El suceso podría haberse reconducido con la apertura de una investigación judicial o administrativa para delimitar responsabilidades, pero las declaraciones del jefe superior de Policía de Valencia vinieron a complicar las cosas. Este señor compareció en rueda de prensa junto a la delegada del Gobierno e hizo un discurso belicoso. Pegando puñetazos sobre la mesa calificó de «enemigo» a batir a los estudiantes de Secundaria y justificó plenamente la actuación de las fuerzas de orden público y por tanto la bondad de las órdenes que el mismo les hubiera impartido. El energumenismo de este mando fue criticado hasta por los sindicatos de policía, uno de los cuales le reprochó que se presentase en público sin uniforme y vestido de paisano como solían los miembros de la tenebrosa policía social franquista.

La protesta estudiantil de Valencia se ha extendido a otras ciudades de España y provocado una intensa polémica porque anticipa las posturas que hemos de adoptar si el creciente malestar social deriva en conflictos de orden público. En los medios afines al Gobierno, (que ya protestaron de la falta de contundencia del anterior ejecutivo socialista contra las concentraciones de los indignados) se asegura que la algarada estudiantil estuvo dirigida por alborotadores profesionales, e incluso por los propios profesores de Secundaria que utilizaron a los alumnos para vengarse de las recientes bajadas de sueldos. «Algunos profesores prometieron aprobados a los que participasen en la protesta» le oí decir a un excitado tertuliano de la radio.
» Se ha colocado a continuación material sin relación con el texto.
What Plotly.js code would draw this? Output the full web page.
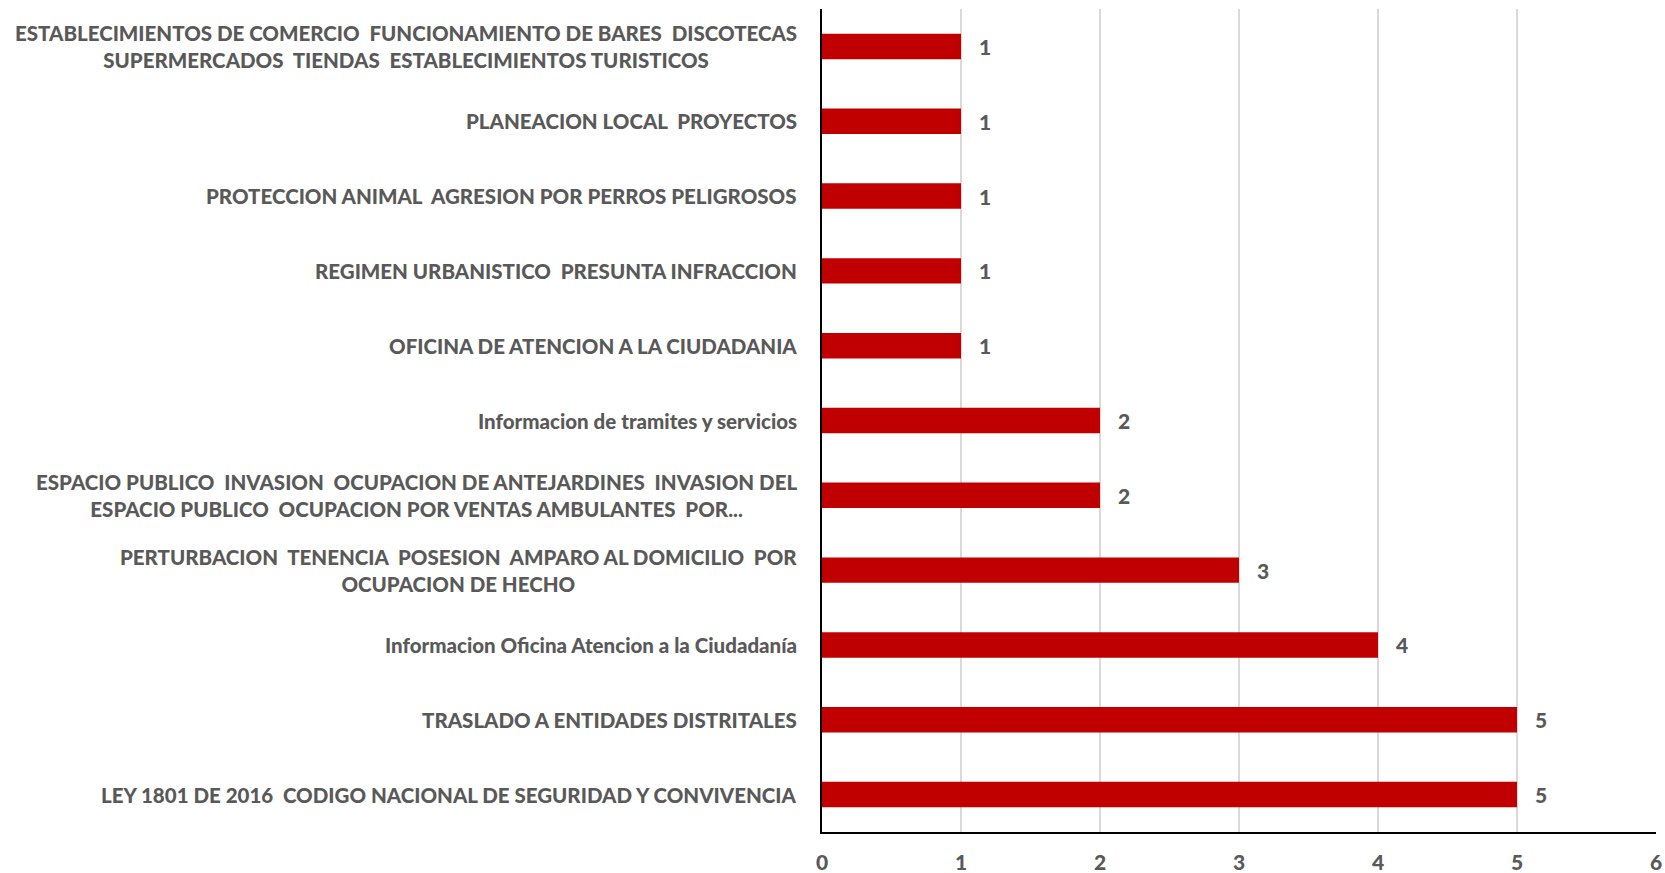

Los profesores, los actores, los sindicalistas y los funcionarios son últimamente uno de los objetivos favoritos del agitprop más rancio y reaccionario. La falta de ecuanimidad de algunos tertulianos es proverbial, pero ya resulta más preocupante que esa misma tesis conspirativa la defiendan algunos ministros. El de Interior, señor Fernández, manifestó que «había elementos radicales infiltrados entre los estudiantes de Secundaria». Y el de Justicia, señor Gallardón, dijo que «la policía que nos permite ser libres había sido agredida». Este tipo de explicaciones sobre los radicales infiltrados, la policía como garante exclusivo de la libertad personal, y el enemigo que acecha en la sombra, nos retrotrae al lenguaje que se empleaba en la dictadura para desacreditar cualquier movimiento social.

Al respecto, recuerdo lo ocurrido en un periódico donde yo trabajaba en los primeros años de la década de los setenta, cuando el franquismo caminaba hacia su ocaso. Habíamos publicado una noticia sobre la convocatoria de una huelga en una importante factoría, y la gerencia de la cadena, desde Madrid, ordenó al director que escribiese un editorial criticando a los entonces prohibidos sindicatos. El director, que era muy obtuso pero se mantenía en el cargo por la proximidad de un pariente suyo al aparato de seguridad del dictador, no sabía qué decir y recurrió a recortes de prensa de los años cuarenta. El resultado fue delirante. Al parecer, agentes extranjeros pagados con el oro de Moscú habían cruzado clandestinamente la frontera para armar lío. «Sabemos quiénes son», concluía. Al día siguiente se presentó en el periódico el jefe de la Brigada Social para pedirle esos nombres. Era una huelga de celo.